Omit the pictures and output exactly the lines from the start of the entries through the line containing "minimum width=95pt, minimum".

(Charts and diagrams as code)
"""
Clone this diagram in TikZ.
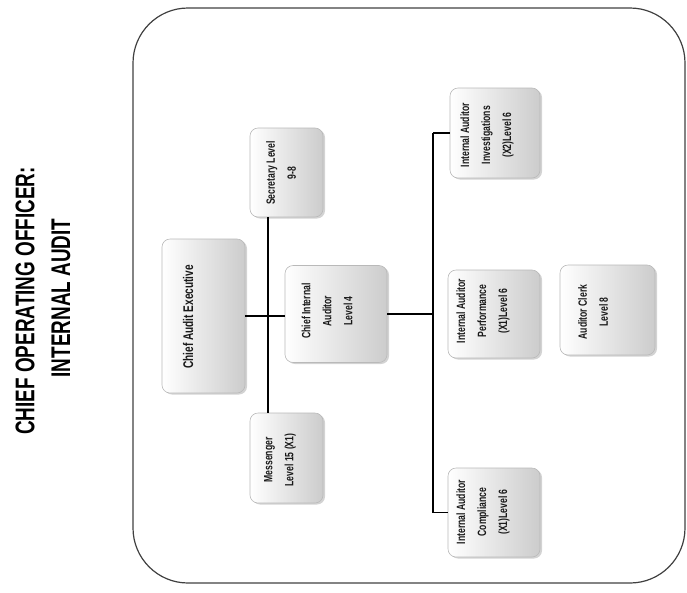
\documentclass[tikz,border=0pt]{standalone}
\usepackage{fontspec}
\setmainfont{Liberation Sans}
\newfontfamily\condfont[FakeStretch=0.72]{Liberation Sans}
\newfontfamily\titlefont[FakeStretch=0.7]{Liberation Sans}
\usetikzlibrary{shadows}
\begin{document}
\begin{tikzpicture}[x=1pt,y=-1pt,
  box/.style={rectangle, rounded corners=8pt, draw=gray!55, line width=0.6pt,
    left color=white, right color=gray!40,
    drop shadow={shadow xshift=2pt, shadow yshift=-1.5pt, opacity=0.35, fill=gray},
    inner sep=0pt},
  lbl/.style={rotate=90, align=center, inner sep=0pt, text=black!90,
    font=\condfont\bfseries\fontsize{12}{21}\selectfont},
  wire/.style={line width=1.4pt, draw=black},
  ttl/.style={rotate=90, inner sep=0pt, font=\titlefont\bfseries\fontsize{27}{30}\selectfont},
  frame/.style={draw=black!75, line width=1.2pt, rounded corners=55pt}]
\useasboundingbox (0,0) rectangle (687,592);
\draw[frame] (133,8) rectangle (685,583);

% title
\node[ttl] (t1) at (25,301) {CHIEF OPERATING OFFICER:};
\node[ttl] (t2) at (61,298) {INTERNAL AUDIT};

% boxes
\node[box, minimum width=83pt, minimum height=154pt] (cae) at (203.5,316) {};
\node[box, minimum width=73pt, minimum height=89pt] (sec) at (286.5,172.5) {};
\node[box, minimum width=73pt, minimum height=90pt] (mes) at (286.5,458) {};
\node[box, minimum width=102pt, minimum height=97pt] (cia) at (336,314) {};
\node[box, minimum width=90pt, minimum height=90pt] (inv) at (495,133) {};
\node[box, minimum width=92pt, minimum height=88pt] (per) at (494,314) {};
\node[box, minimum width=92pt, minimum height=89pt] (com) at (494,512.5) {};
\node[box, minimum width=95pt, minimum height=90pt] (clk) at (607.5,310) {};

% labels
\node[lbl, font=\condfont\bfseries\fontsize{14}{21}\selectfont] (caet) at (188,317) {Chief Audit Executive};
\node[lbl] (sect) at (281,173) {Secretary Level\\9-8};
\node[lbl] (mest) at (280,460) {Messenger\\Level 15 (X1)};
\node[lbl] (ciat) at (327,311) {Chief Internal\\Auditor\\Level 4};
\node[lbl] (invt) at (487,135) {Internal Auditor\\Investigations\\(X2)Level 6};
\node[lbl] (pert) at (483,311) {Internal Auditor\\Performance\\(X1)Level 6};
\node[lbl] (comt) at (483,512) {Internal Auditor\\Compliance\\(X1)Level 6};
\node[lbl] (clkt) at (593,312) {Auditor Clerk\\Level 8};

% connectors
\coordinate (j1) at (268,316);
\coordinate (j2) at (433,316);
\draw[wire] (cae.east) -- (cae.east -| cia.west);
\draw[wire] (j1 |- sec.south) -- (j1 |- mes.north);
\draw[wire] (cia.east) -- (cia.east -| j2);
\draw[wire] (j2 |- inv.west) -- (j2 |- com.west);
\draw[wire] (j2 |- inv.west) -- (inv.west);
\draw[wire] (j2 |- com.west) -- (com.west);
\end{tikzpicture}
\end{document}
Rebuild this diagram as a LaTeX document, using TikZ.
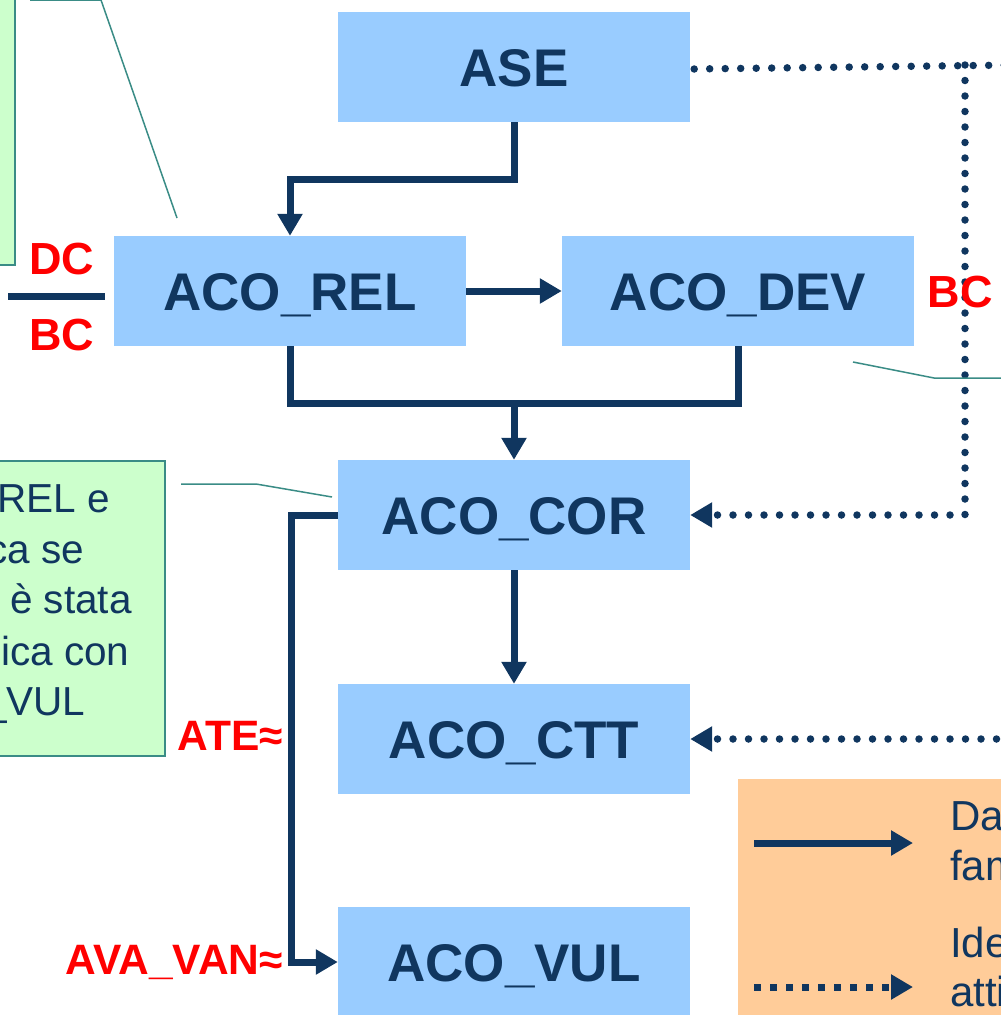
\documentclass[tikz,border=0pt]{standalone}
\usepackage{fontspec}
\setmainfont{Liberation Sans}
\usetikzlibrary{arrows.meta}
\definecolor{navy}{HTML}{10365F}
\definecolor{boxblue}{HTML}{99CCFF}
\definecolor{lgreen}{HTML}{CCFFCC}
\definecolor{tealline}{HTML}{3A8C86}
\definecolor{legor}{HTML}{FFCC99}
\begin{document}
\begin{tikzpicture}[x=1pt,y=-1pt,
  blk/.style={fill=boxblue, minimum width=352pt, minimum height=110pt, inner sep=0pt,
    text=navy, text height=38pt, text depth=0pt, font=\bfseries\fontsize{53}{60}\selectfont},
  flow/.style={draw=navy, line width=7pt, -{Triangle[length=22pt,width=24pt]}},
  flowline/.style={draw=navy, line width=7pt},
  dotflow/.style={draw=navy, line width=7.5pt, line cap=round, dash pattern=on 0pt off 15.5pt},
  dotarrow/.style={dotflow, -{Triangle[length=22pt,width=24pt]}},
  legdot/.style={draw=navy, line width=7pt, dash pattern=on 7pt off 9pt, -{Triangle[length=22pt,width=24pt]}},
  redlab/.style={text=red, inner sep=0pt, font=\bfseries\fontsize{45}{50}\selectfont},
  redlabs/.style={redlab, font=\bfseries\fontsize{42.5}{50}\selectfont},
  note/.style={fill=lgreen, draw=tealline, line width=1.5pt},
  notetxt/.style={text=navy, inner sep=0pt, anchor=base west, font=\fontsize{40.5}{50}\selectfont},
  callout/.style={draw=tealline, line width=1.5pt},
  legtxt/.style={text=navy, inner sep=0pt, anchor=base west, font=\fontsize{42}{50}\selectfont}
]
\useasboundingbox (0,0) rectangle (1001,1015);
\clip (0,0) rectangle (1001,1015);

% green notes
\path[note] (-10,-10) rectangle (15,265);
\path[note] (-10,461) rectangle (165,756);
\node[notetxt] (n1) at (-3,512) {REL e};
\node[notetxt] (n2) at (-13,563) {ca se};
\node[notetxt] (n3) at (10,613) {è stata};
\node[notetxt] (n4) at (1,665) {ica con};
\node[notetxt] (n5) at (-16,715) {\_VUL};

% legend
\path[fill=legor] (738,779) rectangle (1010,1020);

% blocks
\node[blk] (ase) at (514,67) {ASE};
\node[blk] (rel) at (290,291) {ACO\_REL};
\node[blk] (dev) at (738,291) {ACO\_DEV};
\node[blk] (cor) at (514,515) {ACO\_COR};
\node[blk] (ctt) at (514,739) {ACO\_CTT};
\node[blk] (vul) at (514,962) {ACO\_VUL};

% solid connectors
\draw[flow] (ase.south) -- ++(0,57) -| (rel.north);
\draw[flow] (rel.east) -- (dev.west);
\draw[flowline] (rel.south) -- ++(0,57) -| (dev.south);
\coordinate (mid) at (514,400);
\draw[flow] (mid) -- (cor.north);
\draw[flow] (cor.south) -- (ctt.north);
\draw[flow] (cor.west) -- ++(-46,0) |- (vul.west);

% dotted connectors
\coordinate (rightA) at (1015,65);
\coordinate (vtop) at (965,65);
\coordinate (rightB) at (1012,739);
\draw[dotflow] ([xshift=4pt,yshift=-2pt]ase.east) -- (rightA);
\draw[dotarrow] (vtop) |- (cor.east);
\draw[dotarrow] (rightB) -- (ctt.east);

% callout lines
\coordinate (c1a) at (30,0);
\coordinate (c1b) at (101,0);
\coordinate (c1c) at (177,218);
\draw[callout] (c1a) -- (c1b) -- (c1c);
\coordinate (c2a) at (181,484);
\coordinate (c2b) at (256,484);
\coordinate (c2c) at (332,497);
\draw[callout] (c2a) -- (c2b) -- (c2c);
\coordinate (c3a) at (853,362);
\coordinate (c3b) at (934,378);
\coordinate (c3c) at (1010,378);
\draw[callout] (c3a) -- (c3b) -- (c3c);

% red labels
\node[redlab] (dc) at (62,259) {DC};
\node[redlab] (bc1) at (62,335) {BC};
\coordinate (barL) at (8,296);
\coordinate (barR) at (105,296);
\draw[flowline] (barL) -- (barR);
\node[redlab] (bc2) at (960,292) {BC};
\node[redlabs, anchor=base east] (ate) at (283,750) {ATE≈};
\node[redlabs, anchor=base east] (ava) at (283,974) {AVA\_VAN≈};

% legend contents
\coordinate (l1a) at (754,843);
\coordinate (l1b) at (913,843);
\draw[flow] (l1a) -- (l1b);
\coordinate (l2a) at (754,987);
\coordinate (l2b) at (913,987);
\draw[legdot] (l2a) -- (l2b);
\node[legtxt] (t1) at (950,830) {Da};
\node[legtxt] (t2) at (950,880) {fam};
\node[legtxt] (t3) at (950,957) {Ide};
\node[legtxt] (t4) at (950,1006) {atti};
\end{tikzpicture}
\end{document}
"""
Finished answer -
Clone this diagram in TikZ.
\documentclass[tikz,border=0pt]{standalone}
\usepackage{fontspec}
\setmainfont{Liberation Sans}
\newfontfamily\condfont[FakeStretch=0.72]{Liberation Sans}
\newfontfamily\titlefont[FakeStretch=0.7]{Liberation Sans}
\usetikzlibrary{shadows}
\begin{document}
\begin{tikzpicture}[x=1pt,y=-1pt,
  box/.style={rectangle, rounded corners=8pt, draw=gray!55, line width=0.6pt,
    left color=white, right color=gray!40,
    drop shadow={shadow xshift=2pt, shadow yshift=-1.5pt, opacity=0.35, fill=gray},
    inner sep=0pt},
  lbl/.style={rotate=90, align=center, inner sep=0pt, text=black!90,
    font=\condfont\bfseries\fontsize{12}{21}\selectfont},
  wire/.style={line width=1.4pt, draw=black},
  ttl/.style={rotate=90, inner sep=0pt, font=\titlefont\bfseries\fontsize{27}{30}\selectfont},
  frame/.style={draw=black!75, line width=1.2pt, rounded corners=55pt}]
\useasboundingbox (0,0) rectangle (687,592);
\draw[frame] (133,8) rectangle (685,583);

% title
\node[ttl] (t1) at (25,301) {CHIEF OPERATING OFFICER:};
\node[ttl] (t2) at (61,298) {INTERNAL AUDIT};

% boxes
\node[box, minimum width=83pt, minimum height=154pt] (cae) at (203.5,316) {};
\node[box, minimum width=73pt, minimum height=89pt] (sec) at (286.5,172.5) {};
\node[box, minimum width=73pt, minimum height=90pt] (mes) at (286.5,458) {};
\node[box, minimum width=102pt, minimum height=97pt] (cia) at (336,314) {};
\node[box, minimum width=90pt, minimum height=90pt] (inv) at (495,133) {};
\node[box, minimum width=92pt, minimum height=88pt] (per) at (494,314) {};
\node[box, minimum width=92pt, minimum height=89pt] (com) at (494,512.5) {};
\node[box, minimum width=95pt, minimum height=90pt] (clk) at (607.5,310) {};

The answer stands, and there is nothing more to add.